_DATASET EXTRACT_.
•••••

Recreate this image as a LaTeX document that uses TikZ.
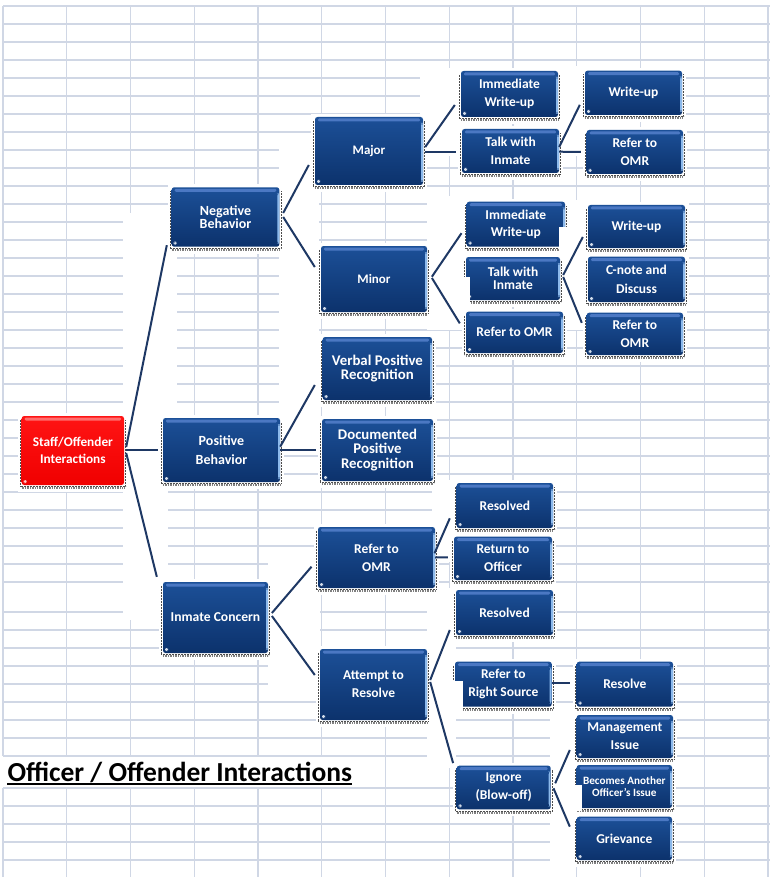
\documentclass[tikz,border=0pt]{standalone}
\usepackage{fontspec}
\setmainfont{Carlito}
\usetikzlibrary{calc}
\pgfdeclarelayer{gridlayer}
\pgfdeclarelayer{bglayer}
\pgfsetlayers{gridlayer,bglayer,main}
\definecolor{gridc}{RGB}{208,215,229}
\definecolor{boxtop}{RGB}{28,80,152}
\definecolor{boxbot}{RGB}{12,50,108}
\definecolor{boxhl}{RGB}{75,120,195}
\definecolor{boxedge}{RGB}{140,185,235}
\definecolor{conc}{RGB}{30,56,100}
\definecolor{redtop}{RGB}{255,20,20}
\definecolor{redbot}{RGB}{240,0,0}
\definecolor{redhl}{RGB}{255,110,110}
\tikzset{
  gridline/.style={draw=gridc, line width=1.3pt},
  conn/.style={draw=conc, line width=2pt},
  shadowdots/.style={draw=black!70, line width=0.5pt, dash pattern=on 0.5pt off 1pt},
  fringe/.style={draw=black!50, line width=2pt, dash pattern=on 0.6pt off 1.1pt},
  nodebox/.style={rectangle, rounded corners=2.5pt, top color=boxtop, bottom color=boxbot,
    draw=none, text=white, align=center, inner sep=0pt,
    path picture={
      \fill[boxhl, rounded corners=1.2pt] ([xshift=3pt,yshift=-1.5pt]path picture bounding box.north west) rectangle ([xshift=-3pt,yshift=-4.5pt]path picture bounding box.north east);
      \fill[boxedge] ([xshift=-2pt,yshift=-6pt]path picture bounding box.north east) rectangle ([yshift=3pt]path picture bounding box.south east);
      \fill[white!80!boxtop] ([xshift=2pt,yshift=2pt]path picture bounding box.south west) rectangle ++(3pt,3pt);
    }},
  rootbox/.style={nodebox, top color=redtop, bottom color=redbot,
    path picture={
      \fill[redhl, rounded corners=1.2pt] ([xshift=3pt,yshift=-1.5pt]path picture bounding box.north west) rectangle ([xshift=-3pt,yshift=-4.5pt]path picture bounding box.north east);
      \fill[white!80!red] ([xshift=2pt,yshift=2pt]path picture bounding box.south west) rectangle ++(3pt,3pt);
    }},
  titletext/.style={font=\bfseries\fontsize{27.5}{32}\selectfont, anchor=base west, inner sep=0pt, text=black}
}
% #1 style, #2 name, #3 x1, #4 y1, #5 x2, #6 y2, #7 font size, #8 line skip, #9 text
\newcommand\nodeBox[9][nodebox]{%
  \begin{pgfonlayer}{bglayer}\fill[white] ({#3-4},{#4-3}) rectangle ({#5+4},{#6+7});\end{pgfonlayer}
  \node[#1, minimum width={(#5)-(#3)}, minimum height={(#6)-(#4)},
        font=\bfseries\fontsize{#7}{#8}\selectfont] (#2) at ({((#3)+(#5))/2},{((#4)+(#6))/2}) {#9};
  \draw[shadowdots] ([xshift=-1.5pt,yshift=-4pt]#2.north west) -- ([xshift=-1.5pt,yshift=-1.5pt]#2.south west)
     -- ([xshift=1.5pt,yshift=-1.5pt]#2.south east) -- ([xshift=1.5pt,yshift=-4pt]#2.north east);
  \draw[fringe] ([yshift=-3pt]#2.south west) -- ([yshift=-3pt]#2.south east);
}
\begin{document}
\begin{tikzpicture}[x=1pt,y=-1pt]
\useasboundingbox (0,0) rectangle (770,877);
\begin{pgfonlayer}{gridlayer}
  \fill[white] (0,0) rectangle (770,877);
  \foreach \k in {0,...,12} {
    \pgfmathsetmacro\xx{3+63.75*\k}
    \ifnum\k<6
      \draw[gridline] (\xx,6) -- (\xx,756);
      \draw[gridline] (\xx,788) -- (\xx,877);
    \else
      \draw[gridline] (\xx,6) -- (\xx,877);
    \fi
  }
  \foreach \yy in {6,24,...,582} \draw[gridline] (3,\yy) -- (770,\yy);
  \foreach \yy in {612,630,...,756} \draw[gridline] (3,\yy) -- (770,\yy);
  \foreach \yy in {788,806,...,878} \draw[gridline] (3,\yy) -- (770,\yy);
\end{pgfonlayer}
% white areas behind connectors
\begin{pgfonlayer}{bglayer}
  \foreach \a/\b/\c/\d in {123/213/177/410, 123/410/168/620, 279/145/319/455, 420/68/461/156,
      555/66/586/156, 427/196/466/330, 558/200/588/330, 268/555/320/690, 432/480/456/562,
      427/588/456/768, 550/676/577/690, 550/712/577/862}
    \fill[white] (\a,\b) rectangle (\c,\d);
\end{pgfonlayer}

\nodeBox[rootbox]{root}{21.7}{416}{124}{485}{13.3}{17.6}{Staff/Offender\\Interactions}
\nodeBox{nb}{171.7}{187.3}{279.3}{246.7}{14}{12.3}{Negative\\Behavior}
\nodeBox{pb}{163}{418}{280}{482}{14}{19}{Positive\\Behavior}
\nodeBox{ic}{163}{582}{268}{653}{13.6}{16}{Inmate Concern}
\nodeBox{major}{315}{117}{423}{185}{13}{15}{Major}
\nodeBox{minor}{321}{246}{427}{312}{13}{15}{Minor}
\nodeBox{verbal}{322.7}{337}{432}{400}{14.8}{14.3}{Verbal Positive\\Recognition}
\nodeBox{doc}{322}{419}{433}{481}{14.8}{14.3}{Documented\\Positive\\Recognition}
\nodeBox{omr4}{318}{527}{435}{588}{13.5}{18}{Refer to\\OMR}
\nodeBox{attempt}{320}{649}{427}{720}{13.5}{18.3}{Attempt to\\Resolve}
\nodeBox{iwu1}{461}{71}{558}{117}{13.5}{18.3}{Immediate\\Write-up}
\nodeBox{talk1}{462}{129}{559}{173}{13.5}{18}{Talk with\\Inmate}
\nodeBox{wu1}{585}{70.7}{682}{115}{13.5}{15}{Write-up}
\nodeBox{omr1}{586.7}{130}{683}{174}{13.5}{18}{Refer to\\OMR}
\nodeBox{iwu2}{466.7}{201.7}{565}{246.7}{13.5}{17.6}{Immediate\\Write-up}
\nodeBox{talk2}{466}{257}{560}{300}{13.5}{12.7}{Talk with\\Inmate}
\nodeBox{wu2}{588}{205}{685}{248}{13.5}{15}{Write-up}
\nodeBox{cnote}{588}{256.7}{685}{302}{13.5}{18.3}{C-note and\\Discuss}
\nodeBox{omr2}{466}{311.7}{563}{353}{13.5}{15}{Refer to OMR}
\nodeBox{omr3}{586.7}{312.7}{683}{355}{13.5}{18}{Refer to\\OMR}
\nodeBox{res1}{456.7}{483}{553}{528}{13.5}{15}{Resolved}
\nodeBox{ret}{454}{536.7}{552}{580}{13.5}{18}{Return to\\Officer}
\nodeBox{res2}{456}{590}{553}{635}{13.5}{15}{Resolved}
\nodeBox{rrs}{455}{661.7}{551.7}{706.7}{13.5}{17.7}{Refer to\\Right Source}
\nodeBox{resolve}{576.7}{661.7}{673}{706.7}{13.5}{15}{Resolve}
\nodeBox{ignore}{456.7}{765.7}{550.7}{809.3}{13.5}{18}{Ignore\\(Blow-off)}
\nodeBox{mgmt}{576.7}{715}{673}{758}{13.5}{18}{Management\\Issue}
\nodeBox{becomes}{576.7}{765}{672}{808}{11.2}{11.6}{Becomes Another\\Officer's Issue}
\nodeBox{griev}{576.7}{816.7}{672}{860}{13.5}{15}{Grievance}

% white notches over some boxes
\fill[white] ($(talk2.west)+(-5,-1.5)$) rectangle ($(talk2.south west)+(4.5,5)$);
\fill[white] ($(rrs.west)+(-5,-3)$) rectangle ($(rrs.south west)+(8,4)$);
\fill[white] ($(becomes.west)+(-5,-1.5)$) rectangle ($(becomes.south west)+(5,3)$);
\fill[white] ($(iwu2.east)+(-6,2.8)$) rectangle ($(iwu2.south east)+(3,4)$);

% connectors
\draw[conn] ($(root.east)+(2,-3.5)$) -- ($(nb.south west)+(-4.7,-1.7)$);
\draw[conn] ($(root.east)+(2,-0.5)$) -- ($(pb.west)+(-5,0)$);
\draw[conn] ($(root.east)+(2,2.5)$) -- ($(ic.north west)+(-6,-5)$);
\draw[conn] ($(nb.east)+(3.7,-4)$) -- ($(major.west)+(-6,14)$);
\draw[conn] ($(nb.east)+(3.7,0)$) -- ($(minor.west)+(-6,-12)$);
\draw[conn] ($(major.east)+(2,-4)$) -- ($(iwu1.west)+(-6,11)$);
\draw[conn] ($(major.east)+(2,0.7)$) -- ($(talk1.west)+(-6,0.7)$);
\draw[conn] ($(talk1.east)+(0,-4)$) -- ($(wu1.west)+(-5,12)$);
\draw[conn] ($(talk1.east)+(0,0.7)$) -- ($(omr1.west)+(-5.7,0)$);
\draw[conn] ($(minor.east)+(4.7,-2.3)$) -- ($(iwu2.west)+(-5,9)$);
\draw[conn] ($(minor.east)+(4.7,-1)$) -- ($(omr2.west)+(-6,-9)$);
\draw[conn] ($(talk2.east)+(3,-3.5)$) -- ($(wu2.west)+(-5,10.5)$);
\draw[conn] ($(talk2.east)+(3,-1.5)$) -- ($(omr3.west)+(-4.7,-11)$);
\draw[conn] ($(pb.east)+(0,-3.3)$) -- ($(verbal.west)+(-7.7,16.5)$);
\draw[conn, line width=2.6pt] ($(pb.east)+(0,0)$) -- ($(doc.west)+(-6,0)$);
\draw[conn] ($(ic.east)+(3.7,-4.5)$) -- ($(omr4.west)+(-6.3,9.2)$);
\draw[conn] ($(ic.east)+(3.7,-1.5)$) -- ($(attempt.west)+(-5,-9.5)$);
\draw[conn] ($(omr4.east)+(-0.7,-4.2)$) -- ($(res1.west)+(-6.7,12.8)$);
\draw[conn] ($(omr4.east)+(0,0)$) -- ($(ret.west)+(-6,-1)$);
\draw[conn] ($(attempt.east)+(3,-4.5)$) -- ($(res2.west)+(-6,17.5)$);
\draw[conn] ($(attempt.east)+(3,-2.5)$) -- ($(ignore.north west)+(-3.4,-2.4)$);
\draw[conn] ($(rrs.east)+(0,-1)$) -- ($(resolve.west)+(-6.7,-1)$);
\draw[conn] ($(ignore.east)+(4.3,-4.2)$) -- ($(mgmt.west)+(-6.7,13.5)$);
\draw[conn] ($(ignore.east)+(2.6,0.8)$) -- ($(griev.west)+(-6.7,-11.7)$);

% title
\node[titletext] (title) at (7.3,781.7) {Officer / Offender Interactions};
\draw[line width=1.8pt] ([yshift=-2.3pt]title.base west) -- ([yshift=-2.3pt]title.base east);
\end{tikzpicture}
\end{document}
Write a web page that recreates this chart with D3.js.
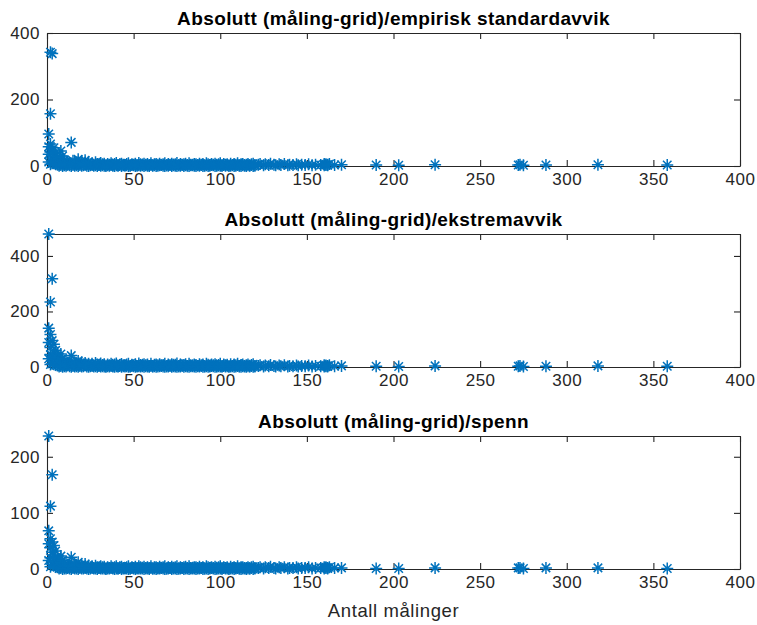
<!DOCTYPE html>
<html>
<head>
<meta charset="utf-8">
<script src="https://d3js.org/d3.v7.min.js"></script>
<style>
body { margin: 0; background: #fff; }
text { font-family: "Liberation Sans", Arial, Helvetica, sans-serif; fill: #262626; }
.title { font-weight: bold; font-size: 19px; letter-spacing: 0.4px; fill: #000; }
.tick text { font-size: 17px; letter-spacing: 0.5px; }
.domain, .tick line { stroke: #262626; stroke-width: 1.1; }
.star { stroke: #0072BD; stroke-width: 1.5; fill: none; }
</style>
</head>
<body>
<svg width="757" height="625"></svg>
<script>
// antall målinger per punkt
const antall = [
  1,1,1,1,2,2,2,2,2,3,3,3,3,4,4,4,5,5,5,6,6,6,
  7,7,8,8,9,9,10,10,11,12,13,14,14,15,16,17,18,19,20,21,22,23,24,25,
  26,27,28,29,30,31,32,33,34,35,36,37,38,39,40,41,42,43,44,45,
  46,47,48,49,50,51,52,53,54,55,56,57,58,59,60,61,62,63,64,65,
  66,67,68,69,70,71,72,73,74,75,76,77,78,79,80,81,82,83,84,85,
  86,87,88,89,90,91,92,93,94,95,96,97,98,99,100,101,102,103,104,105,
  106,107,108,109,110,111,112,113,114,115,116,117,118,119,120,
  122,123,125,126,128,129,131,132,134,135,137,139,140,142,144,145,147,149,151,153,
  155,158,160,160,161,161,162,162,163,166,170,190,203,224,272,273,275,288,318,358,
  7,8,9,10,11,12,13,14,15,16,17,18,19,20,21,22,23,24,25,26,
  27,28,29,30,31,32,33,34,35,36,37,38,39,40,41,42,43,44,45,46,
  47,48,49,50,51,52,53,54,55,56,57,58,59,60,61,62,63,64,65,66,
  67,68,69,70,71,72,73,74,75,76,77,78,79,80,81,82,83,84,85,86,
  87,88,89,90,91,92,93,94,95,96,97,98,99,100,101,102,103,104,105,106,
  107,108,109,110,111,112,113,114,115,116,117,118,119,120
];

const standardavvik = [
  96,58,35,12,342,157,66,42,5,338,48,24,8,55,30,10,40,18,6,28,12,4,
  22,6,45,9,30,5,18,4,14,11,9,71,7,16,12,8,20,10,15,7,17,6,12,5,
  8,4,11,6,3,9,5,7,2,6, 4,8,3,6,9,2,5,7,4,3,
  6,8,2,5,4,7,3,9,5,2, 7,4,6,3,8,2,5,6,4,7,
  3,5,8,2,6,4,7,3,5,9, 2,6,4,5,7,3,8,4,2,6,
  5,3,7,4,6,2,8,5,3,6, 4,7,2,5,8,3,6,4,5,2,
  7,3,6,4,8,2,5,6,3,4, 6,2,5,7,3,
  4,6,2,5,3,7,4,2,5,3, 6,2,4,3,5,2,4,3,5,2,
  4,3,6,2,5,3,4,2,6,3, 4,3,2,4,3,4,2,3,4,3,
  1,3,0,2,1,4,2,0,3,1, 2,0,3,1,2,4,1,0,2,3,
  1,2,0,3,1,2,1,0,2,1, 3,1,0,2,1,3,0,2,1,2,
  0,1,3,2,0,1,2,1,3,0, 2,1,0,3,1,2,0,1,2,3,
  1,0,2,1,3,0,2,1,0,2, 1,3,0,2,1,0,2,3,1,0,
  2,1,3,0,1,2,0,1,3,2, 0,1,2,1,0,3,1,2,0,1,
  2,0,1,3,1,0,2,1,0,2, 1,3,0,1
];

const ekstremavvik = [
  479,140,88,30,234,117,70,45,9,318,95,40,12,82,50,15,60,28,8,40,18,5,
  35,10,47,12,30,8,22,6,18,12,10,41,9,20,15,11,22,13,16,9,14,8,12,6,
  12,6,14,9,5,13,7,10,3,9, 6,12,4,9,13,3,7,11,6,5,
  9,12,3,8,6,10,4,13,7,3, 10,6,9,4,12,3,8,9,6,10,
  5,7,12,3,9,6,10,4,8,13, 3,9,6,7,10,4,12,6,3,9,
  7,4,10,6,9,3,12,8,4,9, 6,10,3,7,12,4,9,6,8,3,
  10,4,9,6,12,3,7,9,4,6, 9,3,7,10,4,
  4,6,2,5,3,7,4,2,5,3, 6,2,4,3,5,2,4,3,5,2,
  4,3,6,2,5,3,4,2,6,3, 4,3,2,4,3,4,2,3,4,3,
  2,4,1,3,2,6,3,1,4,2, 3,1,4,2,3,6,2,1,3,4,
  2,3,1,4,2,3,2,1,3,2, 4,2,1,3,2,4,1,3,2,3,
  1,2,4,3,1,2,3,2,4,1, 3,2,1,4,2,3,1,2,3,4,
  2,1,3,2,4,1,3,2,1,3, 2,4,1,3,2,1,3,4,2,1,
  3,2,4,1,2,3,1,2,4,3, 1,2,3,2,1,4,2,3,1,2,
  3,1,2,4,2,1,3,2,1,3, 2,4,1,2
];

const spenn = [
  237,68,45,15,112,54,38,20,4,168,48,30,8,42,25,7,32,14,4,22,10,3,
  18,5,23,6,15,4,11,3,9,6,5,21,4,10,7,5,12,6,8,4,9,3,6,3,
  5,2,6,3,2,5,3,4,1,3, 2,5,2,3,5,1,3,4,2,2,
  3,5,1,3,2,4,2,5,3,1, 4,2,3,2,5,1,3,3,2,4,
  2,3,5,1,3,2,4,2,3,5, 1,3,2,3,4,2,5,2,1,3,
  3,2,4,2,3,1,5,3,2,3, 2,4,1,3,5,2,3,2,3,1,
  4,2,3,2,5,1,3,3,2,2, 3,1,3,4,2,
  2,3,1,3,2,4,2,1,3,2, 3,1,2,2,3,1,2,2,3,1,
  2,2,3,1,3,2,2,1,3,2, 2,1,1,2,2,2,1,2,2,1,
  1,2,0,1,1,2,1,0,2,1, 1,0,2,1,1,2,1,0,1,2,
  1,1,0,2,1,1,1,0,1,1, 2,1,0,1,1,2,0,1,1,1,
  0,1,2,1,0,1,1,1,2,0, 1,1,0,2,1,1,0,1,1,2,
  1,0,1,1,2,0,1,1,0,1, 1,2,0,1,1,0,1,2,1,0,
  1,1,2,0,1,1,0,1,2,1, 0,1,1,1,0,2,1,1,0,1,
  1,0,1,2,1,0,1,1,0,1, 1,2,0,1
];

const titler = [
  'Absolutt (måling-grid)/empirisk standardavvik',
  'Absolutt (måling-grid)/ekstremavvik',
  'Absolutt (måling-grid)/spenn'
];
const yMaks = [400, 479, 237];
const yTicks = [[0, 200, 400], [0, 200, 400], [0, 100, 200]];
const xTicks = [0, 50, 100, 150, 200, 250, 300, 350, 400];

const svg = d3.select('svg');
const left = 47, right = 740, h = 133;
const tops = [33, 234, 436];
const x = d3.scaleLinear().domain([0, 400]).range([left, right]);

const r = 6, a = r * 0.7071;
const star = `M${-r},0H${r}M0,${-r}V${r}M${-a},${-a}L${a},${a}M${-a},${a}L${a},${-a}`;

[standardavvik, ekstremavvik, spenn].forEach((verdier, k) => {
  const top = tops[k];
  const y = d3.scaleLinear().domain([0, yMaks[k]]).range([top + h, top]);
  const g = svg.append('g');

  g.append('g')
    .attr('transform', `translate(0,${top + h})`)
    .call(d3.axisBottom(x).tickValues(xTicks).tickSize(-6).tickSizeOuter(0).tickPadding(7));
  g.append('g')
    .attr('transform', `translate(0,${top})`)
    .call(d3.axisTop(x).tickValues(xTicks).tickSize(-6).tickSizeOuter(0).tickFormat(''));
  g.append('g')
    .attr('transform', `translate(${left},0)`)
    .call(d3.axisLeft(y).tickValues(yTicks[k]).tickSize(-6).tickSizeOuter(0).tickPadding(7));
  g.append('g')
    .attr('transform', `translate(${right},0)`)
    .call(d3.axisRight(y).tickValues(yTicks[k]).tickSize(-6).tickSizeOuter(0).tickFormat(''));
  g.selectAll('.tick text').attr('fill', '#262626');
  g.selectAll('.domain, .tick line').attr('stroke', null);
  g.selectAll('g').attr('font-family', null).attr('font-size', null);

  g.append('text')
    .attr('class', 'title')
    .attr('x', (left + right) / 2)
    .attr('y', top - 8)
    .attr('text-anchor', 'middle')
    .text(titler[k]);

  g.selectAll('path.star')
    .data(verdier)
    .enter().append('path')
      .attr('class', 'star')
      .attr('d', star)
      .attr('transform', (d, i) => `translate(${x(antall[i])},${y(d)})`);
});

svg.append('text')
  .attr('x', (left + right) / 2)
  .attr('y', 617)
  .attr('text-anchor', 'middle')
  .style('font-size', '18.5px')
  .style('letter-spacing', '0.6px')
  .text('Antall målinger');
</script>
</body>
</html>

•••••

_AIM OF THE TASK_. Which lines contain the word "that"? Return each of them.

_FULL RESPONSE_.
Recreate this image as a LaTeX document that uses TikZ.
Write a web page that recreates this chart with D3.js.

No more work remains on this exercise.